## To do
Starting with the first line below, extract each line through the one that contains "d_lo_cens = [29, 54]", inclusive, excluding pictures.

((

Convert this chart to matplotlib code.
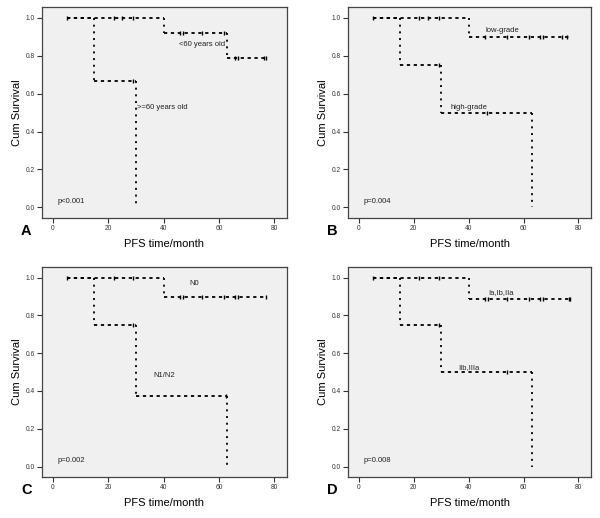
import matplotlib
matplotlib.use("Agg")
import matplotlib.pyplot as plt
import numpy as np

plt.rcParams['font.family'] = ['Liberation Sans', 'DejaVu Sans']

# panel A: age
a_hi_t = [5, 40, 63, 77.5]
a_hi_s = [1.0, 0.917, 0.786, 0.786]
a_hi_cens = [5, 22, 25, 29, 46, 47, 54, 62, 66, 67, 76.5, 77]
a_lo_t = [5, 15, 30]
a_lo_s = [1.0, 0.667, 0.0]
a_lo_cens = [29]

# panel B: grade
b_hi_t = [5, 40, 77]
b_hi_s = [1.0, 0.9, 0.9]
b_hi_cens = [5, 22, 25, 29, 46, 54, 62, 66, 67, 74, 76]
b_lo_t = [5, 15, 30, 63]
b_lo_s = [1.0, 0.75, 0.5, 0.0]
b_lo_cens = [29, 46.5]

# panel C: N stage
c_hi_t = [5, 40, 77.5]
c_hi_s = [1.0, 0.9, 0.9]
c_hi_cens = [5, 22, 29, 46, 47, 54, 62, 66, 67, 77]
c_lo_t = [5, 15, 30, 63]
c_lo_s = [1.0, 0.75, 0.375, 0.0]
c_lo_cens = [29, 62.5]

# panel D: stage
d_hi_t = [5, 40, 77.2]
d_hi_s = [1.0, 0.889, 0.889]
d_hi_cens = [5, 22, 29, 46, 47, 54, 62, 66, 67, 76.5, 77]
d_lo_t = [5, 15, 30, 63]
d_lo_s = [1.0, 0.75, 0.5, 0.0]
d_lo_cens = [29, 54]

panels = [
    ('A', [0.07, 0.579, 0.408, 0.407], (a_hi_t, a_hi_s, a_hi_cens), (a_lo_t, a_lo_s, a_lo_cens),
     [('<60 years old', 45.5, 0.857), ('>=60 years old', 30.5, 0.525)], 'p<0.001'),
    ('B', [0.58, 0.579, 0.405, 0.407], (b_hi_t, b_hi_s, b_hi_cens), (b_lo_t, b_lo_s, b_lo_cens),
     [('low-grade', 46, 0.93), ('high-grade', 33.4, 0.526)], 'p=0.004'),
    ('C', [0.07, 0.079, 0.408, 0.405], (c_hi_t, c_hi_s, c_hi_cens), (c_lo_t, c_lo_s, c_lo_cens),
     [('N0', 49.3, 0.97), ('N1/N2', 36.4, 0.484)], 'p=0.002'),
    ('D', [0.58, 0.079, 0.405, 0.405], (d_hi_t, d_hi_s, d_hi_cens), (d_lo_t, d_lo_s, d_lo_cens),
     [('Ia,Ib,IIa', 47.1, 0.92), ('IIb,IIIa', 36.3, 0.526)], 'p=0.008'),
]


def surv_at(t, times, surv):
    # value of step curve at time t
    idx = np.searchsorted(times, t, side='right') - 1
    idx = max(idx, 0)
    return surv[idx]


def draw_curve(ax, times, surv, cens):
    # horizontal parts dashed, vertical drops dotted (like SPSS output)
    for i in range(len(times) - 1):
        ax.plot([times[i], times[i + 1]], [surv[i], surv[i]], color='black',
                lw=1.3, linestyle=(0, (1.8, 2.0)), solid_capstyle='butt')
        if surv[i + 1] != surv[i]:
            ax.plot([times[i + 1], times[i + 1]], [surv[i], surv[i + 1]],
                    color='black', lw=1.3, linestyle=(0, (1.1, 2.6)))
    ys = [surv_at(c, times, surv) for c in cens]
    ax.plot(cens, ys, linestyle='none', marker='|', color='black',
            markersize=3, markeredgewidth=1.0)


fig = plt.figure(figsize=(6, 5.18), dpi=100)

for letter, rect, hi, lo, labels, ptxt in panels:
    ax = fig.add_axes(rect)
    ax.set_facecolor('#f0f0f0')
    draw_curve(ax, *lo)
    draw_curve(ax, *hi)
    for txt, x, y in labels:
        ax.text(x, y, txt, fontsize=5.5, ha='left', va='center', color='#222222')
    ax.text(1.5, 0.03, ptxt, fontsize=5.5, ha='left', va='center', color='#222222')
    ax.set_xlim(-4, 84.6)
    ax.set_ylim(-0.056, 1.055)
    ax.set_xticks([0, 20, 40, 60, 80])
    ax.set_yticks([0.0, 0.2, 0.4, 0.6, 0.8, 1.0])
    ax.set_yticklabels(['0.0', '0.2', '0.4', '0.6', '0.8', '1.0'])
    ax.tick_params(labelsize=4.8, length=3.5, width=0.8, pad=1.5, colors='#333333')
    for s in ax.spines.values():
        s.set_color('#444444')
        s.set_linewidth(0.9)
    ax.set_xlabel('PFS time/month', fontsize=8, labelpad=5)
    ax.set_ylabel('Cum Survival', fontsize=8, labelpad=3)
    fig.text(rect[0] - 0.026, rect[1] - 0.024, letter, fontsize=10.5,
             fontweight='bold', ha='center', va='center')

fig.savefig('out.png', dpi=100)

))

## The output
Convert this chart to matplotlib code.
import matplotlib
matplotlib.use("Agg")
import matplotlib.pyplot as plt
import numpy as np

plt.rcParams['font.family'] = ['Liberation Sans', 'DejaVu Sans']

# panel A: age
a_hi_t = [5, 40, 63, 77.5]
a_hi_s = [1.0, 0.917, 0.786, 0.786]
a_hi_cens = [5, 22, 25, 29, 46, 47, 54, 62, 66, 67, 76.5, 77]
a_lo_t = [5, 15, 30]
a_lo_s = [1.0, 0.667, 0.0]
a_lo_cens = [29]

# panel B: grade
b_hi_t = [5, 40, 77]
b_hi_s = [1.0, 0.9, 0.9]
b_hi_cens = [5, 22, 25, 29, 46, 54, 62, 66, 67, 74, 76]
b_lo_t = [5, 15, 30, 63]
b_lo_s = [1.0, 0.75, 0.5, 0.0]
b_lo_cens = [29, 46.5]

# panel C: N stage
c_hi_t = [5, 40, 77.5]
c_hi_s = [1.0, 0.9, 0.9]
c_hi_cens = [5, 22, 29, 46, 47, 54, 62, 66, 67, 77]
c_lo_t = [5, 15, 30, 63]
c_lo_s = [1.0, 0.75, 0.375, 0.0]
c_lo_cens = [29, 62.5]

# panel D: stage
d_hi_t = [5, 40, 77.2]
d_hi_s = [1.0, 0.889, 0.889]
d_hi_cens = [5, 22, 29, 46, 47, 54, 62, 66, 67, 76.5, 77]
d_lo_t = [5, 15, 30, 63]
d_lo_s = [1.0, 0.75, 0.5, 0.0]
d_lo_cens = [29, 54]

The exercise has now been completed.